Agatha Christie is undoubtedly the Queen of the elegant English mystery. She was prolific and endlessly fascinating although when you read the books straight through, like I do sometimes, you do discover similar plots or short stories that have become novels.


She has three main characters.

Hercule Poirot, Belgian detective, living in London and operating as a private, consulting detective. Poirot is fastidious and obsessively neat. His mustaches are never mussed; his clothes are never allowed to wrinkle or have a fleck of lint; and everything in his apartment is in perfect order. Even his breakfast eggs must be of the same size. This weird compunction for order comes from a well-ordered mind in which Poirot thinks up the answers to the most baffling mysteries and brings the murderer to justice. Poirot believes in the power of “the little grey cells” and will sit patiently in his chair and think while his rather bumbling friend, Hastings, and his Very efficient secretary, Miss Lemon, do the legwork and bring the clues to Poirot and Inspector Japp of Scotland Yard.


Miss Marple, dithering spinster of St. Mary Mead, is quite the opposite of Poirot. Everyone thinks Miss Marple is past her prime and is just a gossipy old lady. Everyone that is except Sir Henry Clithering of Scotland Yard who knows her to be one of the finest judicial minds in the country. She putters around her small village gathering news and gossip and then catches the criminal because he or she acts exactly like some young village upstart. Criminals learn to fear her because she is, as she says of herself, “a noticing sort of person.”

Tommy and Tuppence Beresford are the other two main mystery-solving characters to grace Christie’s pages. They were in intelligence in WWII and remain helpful to some folks in the Home Office afterwards. Because of the times in which Christie was writing, Tommy is the one who gets called on and Tuppence has to figure out a clever way to be in on the action. She does of course.

Because I bought my books years ago, some of them while Christie was still writing, I am very aware of the sexism and racism that are occasionally reflected in them. It is not overt and I suppose easily skipped over while reading the excitement of murder most foul. On the other hand, it is there and can jump out at you unexpectedly ~ not often and not in every book ~ and I add this caveat in case you start your Christie reading at a used book store. Newer editions have changed some of the language to be more in keeping with today’s.
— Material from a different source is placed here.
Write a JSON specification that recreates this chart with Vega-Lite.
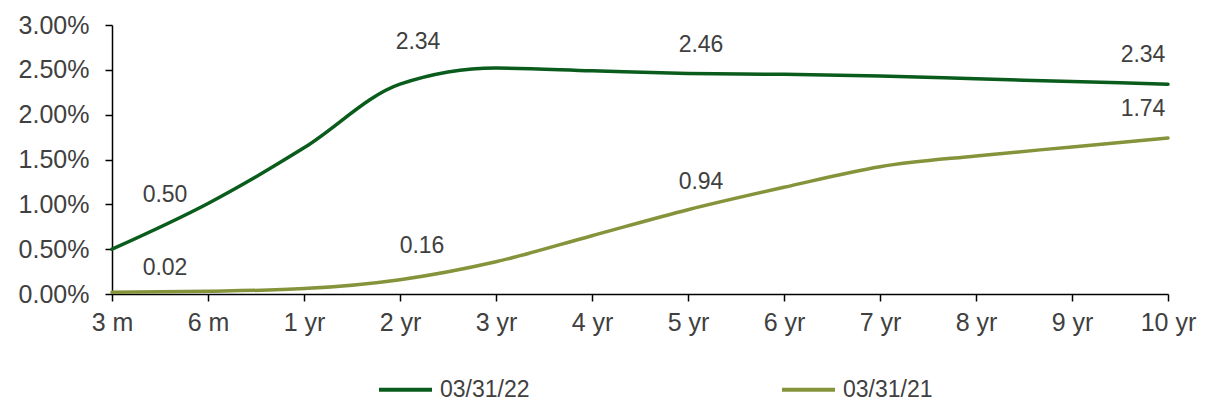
{
  "$schema": "https://vega.github.io/schema/vega-lite/v6.json",
  "width": 1056,
  "height": 269,
  "autosize": {"type": "none"},
  "padding": {"left": 112, "top": 25, "right": 40, "bottom": 109},
  "background": "white",
  "config": {
    "view": {"stroke": null},
    "font": "Liberation Sans",
    "text": {"font": "Liberation Sans", "fontSize": 23, "color": "#404040"}
  },
  "data": {
    "values": [
      {"term": "3 m", "series": "03/31/22", "rate": 0.50},
      {"term": "6 m", "series": "03/31/22", "rate": 1.01},
      {"term": "1 yr", "series": "03/31/22", "rate": 1.63},
      {"term": "2 yr", "series": "03/31/22", "rate": 2.34},
      {"term": "3 yr", "series": "03/31/22", "rate": 2.52},
      {"term": "4 yr", "series": "03/31/22", "rate": 2.49},
      {"term": "5 yr", "series": "03/31/22", "rate": 2.46},
      {"term": "6 yr", "series": "03/31/22", "rate": 2.45},
      {"term": "7 yr", "series": "03/31/22", "rate": 2.43},
      {"term": "8 yr", "series": "03/31/22", "rate": 2.40},
      {"term": "9 yr", "series": "03/31/22", "rate": 2.37},
      {"term": "10 yr", "series": "03/31/22", "rate": 2.34},
      {"term": "3 m", "series": "03/31/21", "rate": 0.02},
      {"term": "6 m", "series": "03/31/21", "rate": 0.03},
      {"term": "1 yr", "series": "03/31/21", "rate": 0.06},
      {"term": "2 yr", "series": "03/31/21", "rate": 0.16},
      {"term": "3 yr", "series": "03/31/21", "rate": 0.36},
      {"term": "4 yr", "series": "03/31/21", "rate": 0.65},
      {"term": "5 yr", "series": "03/31/21", "rate": 0.94},
      {"term": "6 yr", "series": "03/31/21", "rate": 1.19},
      {"term": "7 yr", "series": "03/31/21", "rate": 1.42},
      {"term": "8 yr", "series": "03/31/21", "rate": 1.54},
      {"term": "9 yr", "series": "03/31/21", "rate": 1.64},
      {"term": "10 yr", "series": "03/31/21", "rate": 1.74}
    ]
  },
  "encoding": {
    "x": {
      "field": "term", "type": "ordinal",
      "sort": ["3 m", "6 m", "1 yr", "2 yr", "3 yr", "4 yr", "5 yr", "6 yr", "7 yr", "8 yr", "9 yr", "10 yr"],
      "scale": {"type": "point", "padding": 0},
      "axis": {
        "title": null, "labelAngle": 0, "labelFontSize": 25, "labelColor": "#404040",
        "labelFont": "Liberation Sans", "domainColor": "#000000", "domainWidth": 1.5,
        "tickColor": "#000000", "tickWidth": 1.5, "tickSize": 7, "labelPadding": 9, "grid": false
      }
    },
    "y": {
      "field": "rate", "type": "quantitative",
      "scale": {"domain": [0, 3], "nice": false},
      "axis": {
        "title": null, "values": [0, 0.5, 1, 1.5, 2, 2.5, 3],
        "labelExpr": "format(datum.value, '.2f') + '%'",
        "labelFontSize": 25, "labelColor": "#404040", "labelFont": "Liberation Sans",
        "domainColor": "#000000", "domainWidth": 1.5, "tickColor": "#000000", "tickWidth": 1.5,
        "tickSize": 7, "labelPadding": 16, "grid": false
      }
    }
  },
  "layer": [
    {
      "mark": {"type": "line", "interpolate": "monotone", "strokeWidth": 3.5, "strokeCap": "round"},
      "encoding": {
        "color": {
          "field": "series", "type": "nominal",
          "sort": ["03/31/22", "03/31/21"],
          "scale": {"domain": ["03/31/22", "03/31/21"], "range": ["#0a5c1c", "#86933b"]},
          "legend": {
            "title": null, "orient": "none", "direction": "horizontal",
            "legendX": 265, "legendY": 336,
            "symbolType": "stroke", "symbolSize": 2809, "symbolStrokeWidth": 4,
            "labelFontSize": 23, "labelColor": "#404040", "labelFont": "Liberation Sans",
            "labelOffset": 6, "columnPadding": 244, "padding": 0
          }
        }
      }
    },
    {
      "transform": [{"filter": "datum.term == '3 m' && datum.series == '03/31/22'"}],
      "mark": {"type": "text", "dx": 53, "dy": -54, "baseline": "middle"},
      "encoding": {"text": {"field": "rate", "type": "quantitative", "format": ".2f"}}
    },
    {
      "transform": [{"filter": "datum.term == '3 m' && datum.series == '03/31/21'"}],
      "mark": {"type": "text", "dx": 53, "dy": -24, "baseline": "middle"},
      "encoding": {"text": {"field": "rate", "type": "quantitative", "format": ".2f"}}
    },
    {
      "transform": [{"filter": "datum.term == '2 yr' && datum.series == '03/31/22'"}],
      "mark": {"type": "text", "dx": 18, "dy": -42, "baseline": "middle"},
      "encoding": {"text": {"field": "rate", "type": "quantitative", "format": ".2f"}}
    },
    {
      "transform": [{"filter": "datum.term == '2 yr' && datum.series == '03/31/21'"}],
      "mark": {"type": "text", "dx": 22, "dy": -34, "baseline": "middle"},
      "encoding": {"text": {"field": "rate", "type": "quantitative", "format": ".2f"}}
    },
    {
      "transform": [{"filter": "datum.term == '5 yr'"}],
      "mark": {"type": "text", "dx": 13, "dy": -28, "baseline": "middle"},
      "encoding": {"text": {"field": "rate", "type": "quantitative", "format": ".2f"}}
    },
    {
      "transform": [{"filter": "datum.term == '10 yr'"}],
      "mark": {"type": "text", "dx": -25, "dy": -29, "baseline": "middle"},
      "encoding": {"text": {"field": "rate", "type": "quantitative", "format": ".2f"}}
    }
  ]
}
The other interesting difference in when Christie wrote and today: the definition of “old”. Except for Miss Marple who is in her 70s, everyone else who is considered old or dying or senile is in his or her 60s. That is just plain funny to me, who at 68 goes to the gym almost every day and is energetically living life. And it is an indication of how our life styles have changed. Nevertheless, Agatha Christie makes for great mystery reading and a chance to use “the little grey cells” to figure out the answer before her famous detectives.